The only way to put a stop to all that lobbying, conflict of interests and the rest is to ban software patents all together for the next 50 years or so.

Sure, innovation, R&D investments and such must be protected. But they are better protected by booting out all that self interest backed up by huge funds then allowing even the smallest of foot between the door.

There's also something else to consider. Software patents will only work if the entire world follows the same rules. That won't happen so what then? How much R&D budget is really needed to come up with low costing solutions that can match themselves with the far more sponsored commercial solutions out there? So how much protection is really needed? And for what? Inflated self interest? Laywer fees? That's burocratic. Not technical innovation. Such innovation is so fast moving forward that being the first is a tremendous advantage in itself. To try to copycat that would take longer and cost more then simply going into a legal agreement with the inventor. So perhaps we need to concentrate on how fast we can get good ideas to spread worldwide and making it difficult to stop that spread by those who happen to have more power at that point in time.

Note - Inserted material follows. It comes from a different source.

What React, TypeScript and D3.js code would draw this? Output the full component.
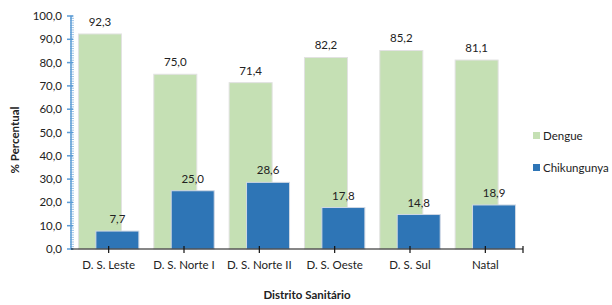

We life in a world were a technical software innovation can be put to use in minutes. So non-burocratic technical innovation can take over the world very quickly indeed. Yet we believe that if we go burocratic on that we would actually improve on things?

Patent countries against non-patent countries?
Guess who will have the fastest moving and most flexible market. The rest will be tied down in legal and political discussions.

A few years ago this whole patent thing could have been ended with a single word: NO.
We didn't and mostly what we have today is endless discussions based mostly on FUD. Little facts, plenty of emotions, not very innovative.